34th Annual San Francisco Ethnic Dance Festival

presented by World Arts West presents
Yerba Buena Center for the Arts
June 30, 2012

The month-long San Francisco Ethnic Dance Festival embarked on its final weekend at the Yerba Buena Center for the Arts with a signature blend of excellent performance, creative fusion, cultural education and artistic sharing.  Eight amazing companies graced the stage in two-hours of distinct physicality and national identity.  This impressive combination of large and small groups included Abhinaya Dance Company of San Jose & San Jose Taiko (India & Japan) which gave us two very different styles of dynamic percussion and Mariam Gaibova & Abbos Kosimov (Tajikistan & Uzbekistan) who demonstrated the unique relationship between the musician and the dancer.  Likha-Pilipino Folk Ensemble (Philippines) incorporated phenomenal props into their traditional narrative ritual dance while Nā Lei Hulu I Ka Wēkiu (Hawai'i) intricately layered movement and song.  Gadung Kasturi (Indonesia) painted a complete theatrical picture, merging beautifully into Theater Flamenco's (Spain) creation of living sculpture. Lastly, Ballet Folklórico de Carlos Moreno (Mexico) showed utmost precision followed by the pure joy and elation of Diamano Coura West African Dance Company (Liberia).  This long-running festival (currently completing its thirty-fourth year) is successful for many reasons but perhaps the most compelling is that it is equally for the music lover as it is for the dance fan.  All participants are multi-talented performers; professionally versed in both movement and sound.

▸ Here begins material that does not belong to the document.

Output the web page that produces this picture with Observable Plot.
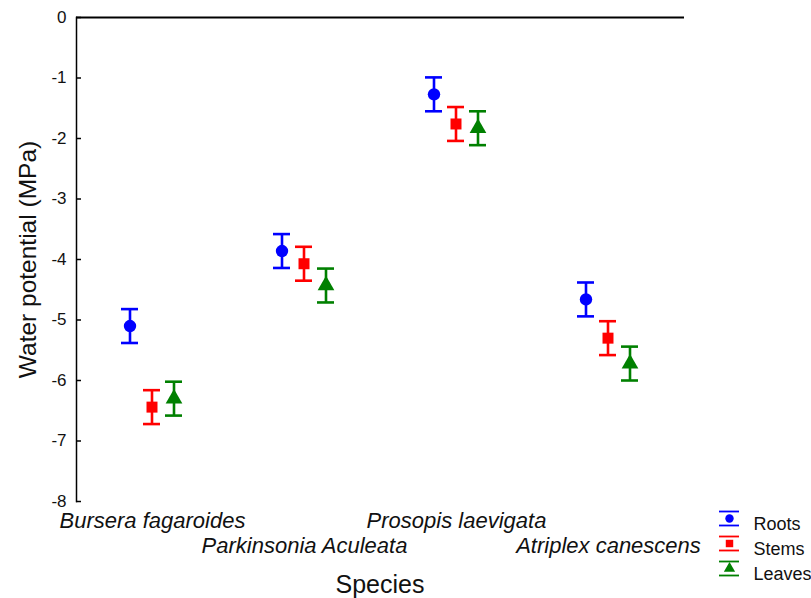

For me, there were two stand-out performances, one in each Act.  The very first offering brought together two San Jose artistic organizations - Abhinaya Dance Company of San Jose (Bharatanatyam dance of South India) and San Jose Taiko (Japanese drumming).  Each group was first featured on their own.  The Taiko drummers highlighting their complete physical integration and the Bharatanatyam dancers showcasing fast pirouettes, deep pliés and footwork sequences (amplified by their footbells).  Then, the two groups combined in a unique cultural interplay; a question and answer between the two.  While each company certainly had its individual characteristics, the fusion of them was the most interesting part of the performance.  Unpredictable and unexpected, it worked perfectly, due to their percussive commonality.  Neither pulled focus or became overpowering; instead the two San Jose troupes providing a stunning synchronicity of dance, music and cooperation.     

Photo:RJ Muna
Toward the end of Act II came the extraordinary dancers, colorful costumes and artistic exuberance of Ballet Folklórico de Carlos Moreno.  Yet another display of traditional foot percussion, this company was clearly a crowd-favorite.  The footwork patterns in the three traditional Mexican dances that they brought to this year's Ethnic Dance Festival - 'La Carretilla", "La Iguana" and "El Zapateado" - were almost super human in both their speed and exactness.  And, one can see how this style of dance has informed other percussive genres including tap, clogging and step dancing.  This group's commitment to and love of their cultural heritage was an absolute joy.  

While the San Francisco Ethnic Dance Festival is a wonderful collection of the diversity and cultural variety that our region has to offer, some logistic aspects of the festival 's final weekend were a little disappointing.  At Saturday's matinee, the lobby bells rang with their typical warning, signaling that the show was about to begin and ushering the patrons into the theater to take their seats.  Then we waited and waited.  The curtain time of 3:00pm passed by in addition to fifteen extra minutes.  No announcement came nor was there an indication as to what was happening.  Now of course, fifteen minutes may not seem like a big deal, but when the audience is full of children (as it often is at a matinee), starting on time is pretty important.  Or, if a prompt curtain is not possible due to unforeseen circumstances (which absolutely happen and are totally understandable), the delay should have been announced.  That way, the kids could have gotten up and moved around.